The debate proved to be a 90-minute respite from the pitched political battle raging here and in New Hampshire. There were no sharp exchanges, only a few gentle jabs. The candidates found general agreement by promising voters that, if elected president, they would end the Iraq war, raise taxes on the wealthiest Americans, enact universal health care and curb the use of foreign oil.
The closest any of the front-running candidates came to engaging with one another was when Clinton alluded to her leading rivals in Iowa -- Obama and former senator John Edwards (N.C.) -- by suggesting that she is better equipped to bring the kind of significant change that many Democratic voters are looking for in a new president.
"Everybody on this stage has an idea about how to get change.

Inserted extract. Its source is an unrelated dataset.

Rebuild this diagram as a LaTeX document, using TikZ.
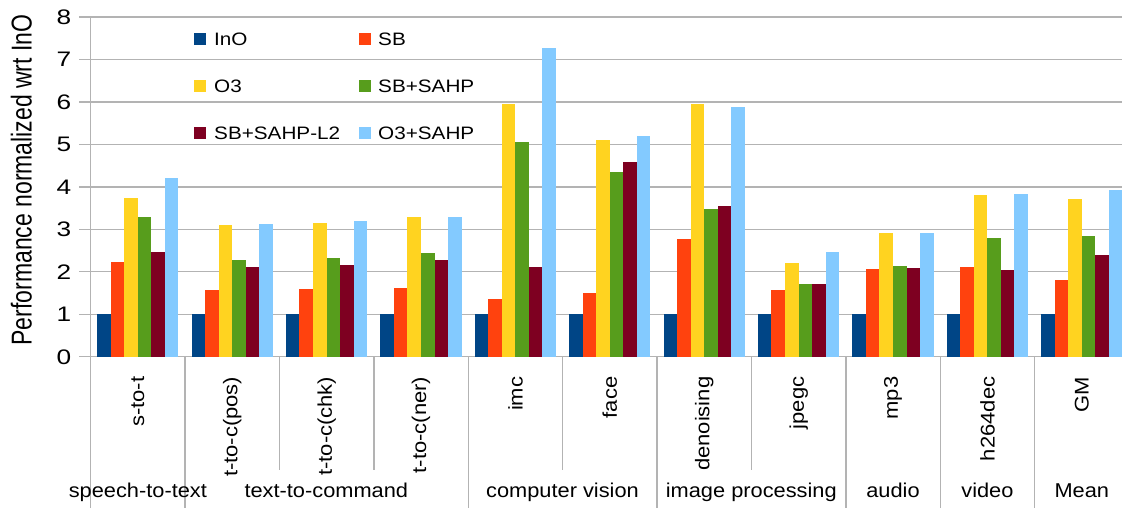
\documentclass[tikz,border=0pt]{standalone}
\usepackage{graphicx}
\usepackage{fontspec}
\setmainfont{Liberation Sans}
\definecolor{cA}{HTML}{004586}
\definecolor{cB}{HTML}{FF420E}
\definecolor{cC}{HTML}{FFD320}
\definecolor{cD}{HTML}{579D1C}
\definecolor{cE}{HTML}{7E0021}
\definecolor{cF}{HTML}{83CAFF}
\definecolor{gridc}{HTML}{B3B3B3}
\tikzset{
  gridline/.style={draw=gridc,line width=1.3pt},
  sepline/.style={draw=gridc,line width=1.3pt},
  ticklab/.style={inner sep=0pt,anchor=base east,font=\fontsize{21}{21}\selectfont},
  legtxt/.style={inner sep=0pt,anchor=base west,font=\fontsize{18}{18}\selectfont},
  legbox/.style={inner sep=0pt,minimum size=12pt,draw=none},
  benchlab/.style={inner sep=0pt,anchor=east,rotate=90,font=\fontsize{22}{22}\selectfont},
  catlab/.style={inner sep=0pt,anchor=base,font=\fontsize{20}{20}\selectfont},
  titlelab/.style={inner sep=0pt,anchor=base,rotate=90,font=\fontsize{23}{23}\selectfont},
}
\newcommand\hst[1]{\scalebox{1.15}[1]{#1}}
\newcommand\vst[1]{\scalebox{1}[0.9]{#1}}
\begin{document}
\begin{tikzpicture}[x=1pt,y=1pt]
\useasboundingbox (0,0) rectangle (1122,508);
\fill[white] (0,0) rectangle (1122,508);
\begin{scope}
\clip (0,0) rectangle (1122,508);
% grid
\foreach \k in {0,...,8} {
  \coordinate (gl\k) at (79.3,151.3+42.46*\k);
  \coordinate (gr\k) at (1122,151.3+42.46*\k);
  \draw[gridline] (gl\k) -- (gr\k);
}
% bars
\foreach \v [count=\i from 0] in {
  {1,2.23,3.74,3.29,2.47,4.20},
  {1,1.57,3.10,2.28,2.11,3.13},
  {1,1.60,3.15,2.33,2.17,3.20},
  {1,1.62,3.28,2.45,2.28,3.30},
  {1,1.36,5.95,5.06,2.12,7.27},
  {1,1.50,5.10,4.35,4.59,5.20},
  {1,2.77,5.95,3.48,3.55,5.88},
  {1,1.57,2.20,1.71,1.71,2.47},
  {1,2.07,2.92,2.13,2.09,2.92},
  {1,2.12,3.80,2.80,2.05,3.82},
  {1,1.81,3.71,2.84,2.39,3.92}} {
  \foreach \h [count=\j from 0] in \v {
    \pgfmathsetmacro\xl{90.7+94.4*\i+6.4+13.55*\j}
    \ifcase\j \def\cc{cA}\or \def\cc{cB}\or \def\cc{cC}\or \def\cc{cD}\or \def\cc{cE}\or \def\cc{cF}\fi
    \fill[\cc] (\xl,151.3) rectangle (\xl+13.6,151.3+42.46*\h);
  }
}
% axis line
\coordinate (axt) at (90.7,491);
\coordinate (axb) at (90.7,0);
\draw[sepline] (axt) -- (axb);
% separators
\foreach \i in {1,4,6,8,9,10} {
  \coordinate (st\i) at (90.7+94.4*\i,151.3);
  \coordinate (sb\i) at (90.7+94.4*\i,0);
  \draw[sepline] (st\i) -- (sb\i);
}
\foreach \i in {2,3,5,7} {
  \coordinate (st\i) at (90.7+94.4*\i,151.3);
  \coordinate (sb\i) at (90.7+94.4*\i,38);
  \draw[sepline] (st\i) -- (sb\i);
}
\end{scope}
% tick labels
\foreach \k in {0,...,8}
  \node[ticklab] (t\k) at (71.5,151.3+42.46*\k-7.5) {\scalebox{1.25}[1]{\k}};
% title
\node[titlelab] (title) at (31.7,328) {\scalebox{1}[1.25]{Performance normalized wrt InO}};
% legend
\node[legbox,fill=cA] (lb1) at (200,469.3) {};
\node[legtxt] (lt1) at (214,469.3-6.4) {\hst{InO}};
\node[legbox,fill=cB] (lb2) at (364.5,469.3) {};
\node[legtxt] (lt2) at (378,469.3-6.4) {\hst{SB}};
\node[legbox,fill=cC] (lb3) at (200,421.7) {};
\node[legtxt] (lt3) at (214,421.7-6.4) {\hst{O3}};
\node[legbox,fill=cD] (lb4) at (364.5,421.7) {};
\node[legtxt] (lt4) at (378,421.7-6.4) {\hst{SB+SAHP}};
\node[legbox,fill=cE] (lb5) at (200,375) {};
\node[legtxt] (lt5) at (214,375-6.4) {\hst{SB+SAHP-L2}};
\node[legbox,fill=cF] (lb6) at (364.5,375) {};
\node[legtxt] (lt6) at (378,375-6.4) {\hst{O3+SAHP}};
% benchmark labels
\foreach \n [count=\i from 0] in {s-to-t,t-to-c(pos),t-to-c(chk),t-to-c(ner),imc,face,denoising,jpegc,mp3,h264dec,GM}
  \node[benchlab] (b\i) at (90.7+94.4*\i+47.2,131.5) {\vst{\n}};
% category labels
\node[catlab] (c1) at (137.9,10.3) {\scalebox{1.09}[1]{speech-to-text}};
\node[catlab] (c2) at (326.3,10.3) {\scalebox{1.09}[1]{text-to-command}};
\node[catlab] (c3) at (562.5,10.3) {\scalebox{1.09}[1]{computer vision}};
\node[catlab] (c4) at (751.3,10.3) {\scalebox{1.09}[1]{image processing}};
\node[catlab] (c5) at (893,10.3) {\scalebox{1.09}[1]{audio}};
\node[catlab] (c6) at (987.4,10.3) {\scalebox{1.09}[1]{video}};
\node[catlab] (c7) at (1081.8,10.3) {\scalebox{1.09}[1]{Mean}};
\end{tikzpicture}
\end{document}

Some believe you get change by demanding it; some believe you get it by hoping for it," she said. "I believe you get it by working hard for change. That's what I've done my entire life. That's what I will do as president."
Obama has campaigned consistently on the themes of hope and change, and polls of Iowa voters show that they put a higher priority on a candidate who represents fresh ideas and a new direction rather than someone whose main asset is experience.
The United States can meet its challenges, Obama said, only if "we have the courage to change, if we can bring the country together, if we can push back against the special interests and if we level with the American people about how we're going to solve our problems."
Edwards has also made change a main theme of his candidacy, but he has taken a more pugnacious approach, arguing that the only way to change Washington is by taking the fight to special interests.
"We have a small group of entrenched interests, corporate powers, corporate greed, the most wealthy people in America, who are controlling what's happening in the democracy, and we have to take it back, starting right here in Iowa," Edwards said.
Clinton, Obama and Edwards are in a virtual three-way tie in Iowa, but Thursday's debate gave the other top Democrats -- New Mexico Gov. Bill Richardson and Sens. Joseph R. Biden Jr. (Del.) and Christopher J. Dodd (Conn.) -- an opportunity to make their cases to the state's voters on the same stage.
Biden drew one of the toughest questions when he was asked by moderator Carolyn Washburn, the Register editor, about past gaffes of his that suggested racial and ethnic insensitivity.
Biden responded with an impassioned statement, defending his record and commitment on civil rights issues, and saying his political support in Delaware is built on loyalty from minority voters. "My credentials are as good as anyone who's ever run for president of the United States on civil rights," he said.
Obama, who was the subject of one of Biden's gaffes early in the campaign, immediately joined the conversation to defend his Senate colleague and rival. "I have absolutely no doubt about what is in his heart and the commitment that he has made with respect to racial equality in this country," he said.
Dodd, who has struggled along with Biden and Richardson to win more attention, used a moment in the debate to appeal to Iowans not to be swayed by big money or the media. "This isn't about wealth or celebrity," he said. "It's about choosing the best candidate who can win and who will lead our country."
Among the softer questions was the last, in which each candidate was asked to say a few words about the Iowa caucus process. Richardson told Iowans he likes them because they "like underdogs."
"You don't like the national media and the 'smarty-pants' telling you who's going to be the next president," he said.
But the off-camera discussion continued to swirl around Clinton and Obama. Clinton officials said she was personally distressed by the incident and had sought out Obama on the tarmac at Washington's Reagan National Airport before they flew to Iowa for the debate. Though the senators' interactions have been frosty since the start of the campaign nearly a year ago, Clinton wanted, her aides said, to make it clear that she had not approved Shaheen's approach.
Struggling to gain an edge among women in Iowa, Clinton is launching two new advertisements -- one featuring her mother vouching for her, another showing images of her daughter. Chelsea Clinton, 27, joined her mother for the debate, days after making her first appearance on the campaign trail.